The bank keeps a record composed of every bank note number associated with its quantum state so that, when questioned about the validity of the bank note, the bank performs a check to see if each qubit is still in its initial state or it has switched to the orthogonal state. Now consider a counterfeiter that tries to forge a new bank note from an old one. Only the bank knows the right sequence of basis used to measure the quantum state, so the counterfeiter can only guess which one of the four eigenstates each qubit is in but he needs to measure each qubit in one of the two bases to find its eigenstate. He has $1/2$ chance of picking the wrong basis, so he will guess rightly about half of the times, but even in the case he picks the wrong basis, in this event he has a probability $1/2$ of ending up in the right eigenstate, since the wrong basis can be seen as a superposition of the base elements of the right basis; thus, he will correctly guess each qubit with a probability of $3/4$. If we imagine to have $n$ qubits embedded on the bank note, the probability of getting all of them right and perfectly forge an identical bank note would be ${(3/4)}^{n}$; for n=20 this is  $0.00317$ or about $0.3\%$, which is low enough to discourage any potential forgery.

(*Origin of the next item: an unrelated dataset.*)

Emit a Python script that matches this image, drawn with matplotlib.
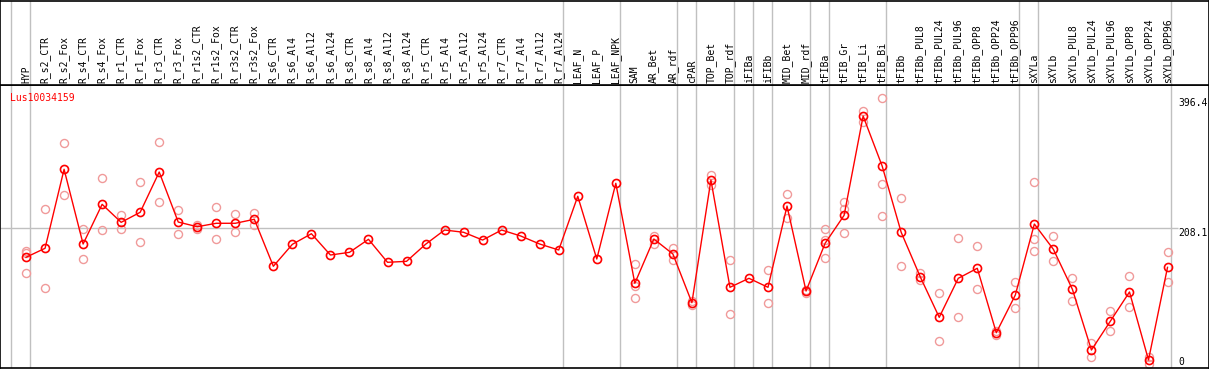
import matplotlib
matplotlib.use("Agg")
import matplotlib.pyplot as plt

labels = ["HYP", "R_s2_CTR", "R_s2_Fox", "R_s4_CTR", "R_s4_Fox", "R_r1_CTR", "R_r1_Fox",
          "R_r3_CTR", "R_r3_Fox", "R_r1s2_CTR", "R_r1s2_Fox", "R_r3s2_CTR", "R_r3s2_Fox",
          "R_s6_CTR", "R_s6_Al4", "R_s6_Al12", "R_s6_Al24", "R_s8_CTR", "R_s8_Al4",
          "R_s8_Al12", "R_s8_Al24", "R_r5_CTR", "R_r5_Al4", "R_r5_Al12", "R_r5_Al24",
          "R_r7_CTR", "R_r7_Al4", "R_r7_Al12", "R_r7_Al24", "LEAF_N", "LEAF_P", "LEAF_NPK",
          "SAM", "AR_Bet", "AR_rdf", "cPAR", "TOP_Bet", "TOP_rdf", "iFIBa", "iFIBb",
          "MID_Bet", "MID_rdf", "tFIBa", "tFIB_Gr", "tFIB_Li", "tFIB_Bi", "tFIBb",
          "tFIBb_PUL8", "tFIBb_PUL24", "tFIBb_PUL96", "tFIBb_OPP8", "tFIBb_OPP24",
          "tFIBb_OPP96", "sXYLa", "sXYLb", "sXYLb_PUL8", "sXYLb_PUL24", "sXYLb_PUL96",
          "sXYLb_OPP8", "sXYLb_OPP24", "sXYLb_OPP96"]

# sizes of the column groups (separated by grey lines)
group_sizes = [1, 28, 3, 3, 1, 2, 1, 1, 2, 1, 3, 7, 1, 7]

means = [165.1, 178.2, 293.2, 184.4, 242.2, 216.0, 230.6, 289.2, 216.4, 209.6, 214.6,
         214.6, 220.4, 152.0, 184.0, 199.4, 168.4, 172.3, 191.3, 157.8, 159.2, 184.0,
         204.8, 201.5, 190.2, 204.8, 196.1, 184.4, 175.7, 253.9, 162.6, 272.8, 127.2,
         191.7, 169.9, 99.0, 277.6, 121.4, 134.5, 121.4, 239.7, 116.0, 185.4, 226.2,
         370.7, 298.0, 201.5, 136.8, 77.7, 134.5, 149.1, 55.3, 110.2, 213.5, 176.7,
         118.5, 30.1, 72.3, 114.6, 15.6, 150.5]

replicates = [
    [174.2, 170.9, 142.6], [235.4, 119.9], [331.0, 255.3], [205.8, 162.2], [280.1, 204.4],
    [226.2, 205.8], [274.2, 186.9], [332.5, 245.1], [233.5, 198.5], [212.5, 205.8],
    [238.3, 191.3], [228.1, 201.5], [229.5, 211.6],
    [], [], [], [], [], [], [], [], [], [], [], [], [], [], [], [], [], [], [],
    [155.3, 105.4, 123.3], [196.5, 184.4], [178.6, 161.1], [101.9, 95.6], [284.9, 270.3],
    [160.7, 82.5], [], [146.6, 98.5], [256.8, 222.7], [117.9, 113.5],
    [205.8, 190.2, 163.6], [245.6, 235.4, 200.0], [378.0, 362.4], [396.4, 271.3, 225.2],
    [250.9, 152.4], [142.6, 132.0], [112.7, 42.8], [192.7, 77.7], [181.1, 118.5],
    [58.2, 52.0], [128.7, 90.8], [274.2, 192.1, 173.8], [196.1, 159.2], [134.5, 101.5],
    [39.9, 19.9], [86.9, 57.4], [137.8, 92.7], [20.4, 9.8], [172.3, 128.7]]

gene = "Lus10034159"
ymax_label = 396.4
ymid_label = 208.1

W, H = 1209, 370
top_px, bot_px = 85, 368
fig = plt.figure(figsize=(W / 100, H / 100), dpi=100)
ax = fig.add_axes([0, 1 - bot_px / H, 1, (bot_px - top_px) / H])
axh = fig.add_axes([0, 1 - top_px / H, 1, top_px / H - 0.5 / H], sharex=ax)

n = len(labels)
xs = list(range(n))
mono = "DejaVu Sans Mono"
grey = "#c0c0c0"

ax.set_xlim(-1.368, 62.18)
ax.set_ylim(3.93, 415.9)

# group separators
bounds = [-1]
for s in group_sizes:
    bounds.append(bounds[-1] + s)
for b in bounds:
    ax.axvline(b + 0.2, color=grey, lw=1, zorder=0)
    axh.axvline(b + 0.2, color=grey, lw=1, zorder=0)

ax.hlines(ymid_label, -1.368, n - 0.45, color=grey, lw=1, zorder=0)

for i, reps in enumerate(replicates):
    if reps:
        ax.plot([i] * len(reps), reps, "o", ms=5.8, mfc="none", mec="#f09a9a", mew=1.0, zorder=2)

ax.plot(xs, means, "-", color="red", lw=1, zorder=3)
ax.plot(xs, means, "o", ms=5.8, mfc="none", mec="red", mew=1.2, zorder=4)

ax.text(10 / W, 1 - 13 / (bot_px - top_px), gene, transform=ax.transAxes, color="red",
        fontsize=7, family=mono, va="center", ha="left")

ax.text(n - 0.45, ymax_label, str(ymax_label), fontsize=7, family=mono, va="top", ha="left")
ax.text(n - 0.45, ymid_label, str(ymid_label), fontsize=7, family=mono, va="top", ha="left")
ax.text(n - 0.45, 6, "0", fontsize=7, family=mono, va="bottom", ha="left")

for i, lab in enumerate(labels):
    axh.text(i, 0.02, lab, rotation=90, fontsize=7, family=mono, ha="center", va="bottom")

for a in (ax, axh):
    a.set_xticks([])
    a.set_yticks([])
    for sp in a.spines.values():
        sp.set_color("black")
        sp.set_linewidth(1.2)
axh.set_ylim(0, 1)

fig.savefig("out.png", dpi=100)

The act of observing the qubit, which is indeed a projective measure, causes the qubit to collapse in one of its eigenstate, so that not only the bank note is unsuccessfully cloned, but also the original bank note is now useless. This peculiar property of quantum mechanics, wave function collapse, in conjunction with non-orthogonal states, is what enforces security in quantum cryptography.